Ma la sua gara è quella del 25 febbraio. Anche perché giunge al termine di una serie di grandi soddisfazioni per i colori azzurri, escludendo però proprio lo sci alpino: in un certo senso, Rocca deve anche salvare una nazionale schiacciata da un impressionante dominio austriaco (ben 14 medaglie su 10 gare). Pettorale numero uno sulla “Giovanni Alberto Agnelli” di Sestriere: parte con margine, in assoluta sicurezza, sicuro della sua forza, una consapevolezza acquisita grazie ad anni di collaborazione col dottor Giuseppe Vercelli.  Trenta secondi di gara, Giorgio decide di cambiare ritmo: dopo un palo verso destra affrontato perfettamente, i due sci si toccano l’uno con l’altro nella fase di cambio e lui ne viene disarcionato, andando in rotazione e finendo a terra. Non la classica inforcata, ma quasi un “inciampo” nella neve. La delusione è enorme, per lui, per i tifosi accorsi in massa sulle tribune e presenti a milioni davanti ai teleschermi; la festa annunciata non ci può essere.

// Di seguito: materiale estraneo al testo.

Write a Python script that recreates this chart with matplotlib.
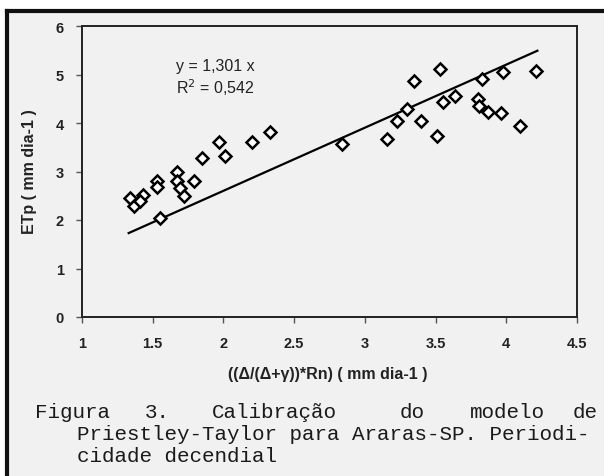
import matplotlib.pyplot as plt
import numpy as np
from matplotlib.lines import Line2D
from matplotlib.patches import Rectangle

# data
rn_x = [1.34, 1.37, 1.43, 1.41, 1.53, 1.53, 1.55, 1.67, 1.67, 1.69, 1.72, 1.79,
        1.85, 1.97, 2.01, 2.20, 2.33, 2.84, 3.16, 3.23, 3.30, 3.35, 3.40, 3.51,
        3.53, 3.55, 3.64, 3.80, 3.81, 3.83, 3.87, 3.96, 3.98, 4.10, 4.21]
etp_y = [2.45, 2.28, 2.52, 2.40, 2.80, 2.69, 2.04, 3.00, 2.80, 2.66, 2.49, 2.80,
         3.28, 3.61, 3.31, 3.60, 3.82, 3.57, 3.66, 4.05, 4.28, 4.87, 4.05, 3.74,
         5.11, 4.44, 4.55, 4.49, 4.36, 4.91, 4.22, 4.21, 5.05, 3.94, 5.08]
slope = 1.301
r2 = 0.542
fit_x = [1.33, 4.22]

x_ticks = [1, 1.5, 2, 2.5, 3, 3.5, 4, 4.5]
y_ticks = [0, 1, 2, 3, 4, 5, 6]

W, H = 604, 477
fig = plt.figure(figsize=(6.04, 4.77), dpi=100)
fig.patch.set_facecolor('white')

# scanned page background + frame
fig.add_artist(Rectangle((7 / W, 0), 1, 1 - 12 / H, transform=fig.transFigure,
                         facecolor='#f1f1f1', edgecolor='none', zorder=0))
fig.add_artist(Line2D([7 / W, 7 / W], [0, 1 - 12 / H], transform=fig.transFigure,
                      color='#111111', lw=3))
fig.add_artist(Line2D([7 / W, 1], [1 - 12 / H, 1 - 12 / H], transform=fig.transFigure,
                      color='#111111', lw=3))

ax = fig.add_axes([82 / W, 1 - 318 / H, (577 - 82) / W, (318 - 27) / H])
ax.set_facecolor('none')

ax.plot(rn_x, etp_y, linestyle='none', marker='D', ms=6.5, mfc='white',
        mec='black', mew=1.8, zorder=3)
fx = np.array(fit_x)
ax.plot(fx, slope * fx, color='black', lw=1.6, zorder=2)

ax.text(1.94, 5.18, 'y = 1,301 x', ha='center', va='center', fontsize=11.5,
        family='Liberation Sans', color='#222222')
ax.text(1.94, 4.74, 'R$^2$ = 0,542', ha='center', va='center', fontsize=11.5,
        family='Liberation Sans', color='#222222')

ax.set_xlim(1, 4.5)
ax.set_ylim(0, 6)
ax.set_xticks(x_ticks)
ax.set_xticklabels(['1', '1.5', '2', '2.5', '3', '3.5', '4', '4.5'])
ax.set_yticks(y_ticks)
ax.tick_params(axis='both', length=4, width=1, color='#555555',
               labelsize=10.5, colors='#222222')
ax.tick_params(axis='x', pad=10)
ax.tick_params(axis='y', pad=9)
for lab in ax.get_xticklabels() + ax.get_yticklabels():
    lab.set_fontweight('bold')
    lab.set_family('Liberation Sans')
for s in ax.spines.values():
    s.set_linewidth(1.4)
    s.set_color('#222222')

fig.text(30 / W, 1 - 172 / H, 'ETp ( mm dia-1 )', rotation=90, ha='center',
         va='center', fontsize=11.5, fontweight='bold', family='Liberation Sans',
         color='#222222')
fig.text(328 / W, 1 - 375 / H, '((\u0394/(\u0394+\u03b3))*Rn) ( mm dia-1 )',
         ha='center', va='center', fontsize=11.5, fontweight='bold',
         family='Liberation Sans', color='#222222')

# caption (justified first line)
cap = dict(fontsize=15, family='Liberation Mono', color='#1a1a1a', va='center')
words = ['Figura', '3.', 'Calibra\u00e7\u00e3o', 'do', 'modelo', 'de']
word_x = [35, 145, 212, 400, 470, 598]
for w, xp in zip(words, word_x):
    fig.text(xp / W, 1 - 413 / H, w, ha='right' if w == words[-1] else 'left', **cap)
fig.text(77 / W, 1 - 435 / H, 'Priestley-Taylor para Araras-SP. Periodi-', ha='left', **cap)
fig.text(77 / W, 1 - 457 / H, 'cidade decendial', ha='left', **cap)

fig.savefig('out.png', dpi=100, facecolor=fig.get_facecolor())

Da lì Rocca farà comprensibilmente fatica a riprendere a sciare ai suoi livelli: solo un podio, tre anni dopo, a Garmisch, che porterà il totale di piazzamenti tra i primi tre a ventidue. A Vancouver non ci sarà, perché avrà già deciso di appendere gli sci al chiodo, fermato da numerosi problemi fisici: ci penserà Giuliano Razzoli a raccogliere il suo testimone e, idealmente, a chiudere il cerchio con la straordinaria carriera del campione valtellinese.